Thursday, May 27, 2004

It’s rough being a liberal in Texas. Seriously. At this point, I could get caught having sex with farm animals while wearing a Nazi uniform and, socially speaking, it would be a lateral move.

But here in the Bible Belt, where blind faith is a way of life, they continue to revere George W. Bush as perhaps the finest president this nation has ever known. And the most frustrating part is, none of them really seem to know why. If you ask them WHY they think Bush is the fucking messiah, their eyes glaze over and they start mumbling something about “terrorists” and “freedom.”

Clinton was a good president. He might have even been a great president, if not for his proclivity for lying, waffling, and getting blown in the Oval Office. That seems to be the general consensus among Democrats (at least the three or four that live here in Texas). We respected the man and appreciated all he was able to accomplish, but we were quite aware of his flaws. We supported him, but we weren’t blindly allegiant.

And it never occurred to us to refer to the multitudes of dissenting Republicans as “traitors” or “terrorists.” Because back in those days, America was still a country that encouraged free discourse. You could express your opinion without fear that some cousin-humping retard was going to stab you in the head with the plastic American flag he bought from MJDesign.

Bush and his Legion of Doom have dragged this country down to its lowest point since men stopped wearing powdered wigs. We’re devastated economically and reviled universally. We’re mired in a war that continues to claim the lives of those American soldiers that the Republicans pretend to love, and right now the only glimmer of hope on the horizon is Bush’s promise that somehow, everything will magically work itself out by June 30th.

But in spite of all of that, Bush enjoys the blind loyalty of the minority of voters that “elected” him. These rabid supporters maintain that Bush is a fine president, and that Clinton was the worst president we’ve ever had. The facts don’t seem to back this up, so I can only assume that they’re grading on some kind of curve.

Or they’re just too stupid to do the math.

Monday, May 17, 2004

Germans Love David Hasselhoff... AND ME!

So just out of curiousity, I did a Google search on Generika Adventures. For those of you who have managed to successfully tune me out for the past couple of months, Generika Adventures is an online comic written by me and drawn by the sexy and nubile Errol "Maximus" Pinto.

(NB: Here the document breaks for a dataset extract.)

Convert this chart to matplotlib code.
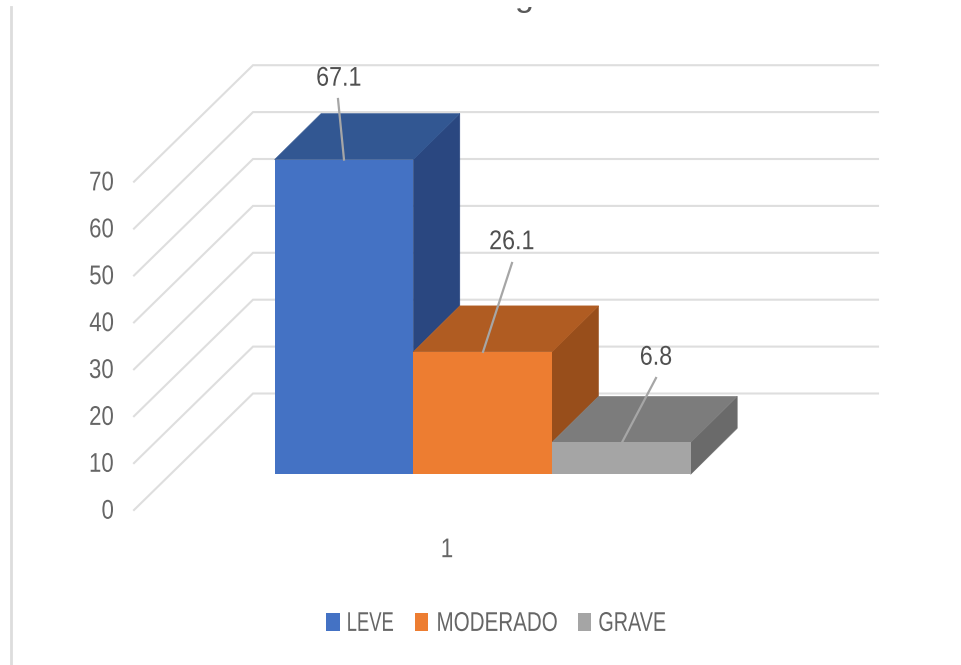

Anyway, one of the hits was a German board devoted to Neverwinter Nights. I don't speak German, but of course I was excited to see my name mentioned in such close proximity to "Calvin and Hobbes."

Being the curious little ass-monkey that I am, I ran the page through Babelfish. And I still have no idea what the hell those cagey Germans are talking about, but I'm assuming they meant it in a nice way.

Who missed it lately NWVault, which definite Website for Neverwinter Nights, an attendance abzustatten, which I would like to refer to the Comic "Generika Adventures" from Maximus and Chris Irby, which draws our loved play unrestrainedly by the cocoa. Today by the way is the 25. Consequence of the Cartoons appeared. The class of "Dailors of merry world of the game of roles" or a "Calvin and a Hobbes" is also graphically not reached above all, but the side is nevertheless always worth an attendance.

Monday, May 10, 2004

HIGHLAND PARK, Texas (AP) -- Police say they had no choice but to go by the book when they handcuffed a 97-year-old woman and took her to jail for failing to pay a traffic ticket.

They had no choice? I guess I can see that. You never know when an elderly woman is going to shoulder-check the arresting officer, throw him to the ground, and then escape into a nearby alley.

Hell, for all we know, she was one of those crazed, psychotic old women who was high on PCP and angel dust. I can imagine her on the ground, trussed and chained, giggling maniacally as she spit the chewed remains of the cop's ear into the dirt. Personally, I think the police showed remarkable restraint by not tasering her.

I guess it's a logical progression. Since we've run out of retarded people to execute, we've decided to refocus our energy on another group of hateful scofflaws who have long made a mockery of our swift but fair Texas justice. Nonagenarians. Or as they're known on the street, "Willard Scott's Wrinkled Posse."

Take that, old people! You don't FUCK with Texas!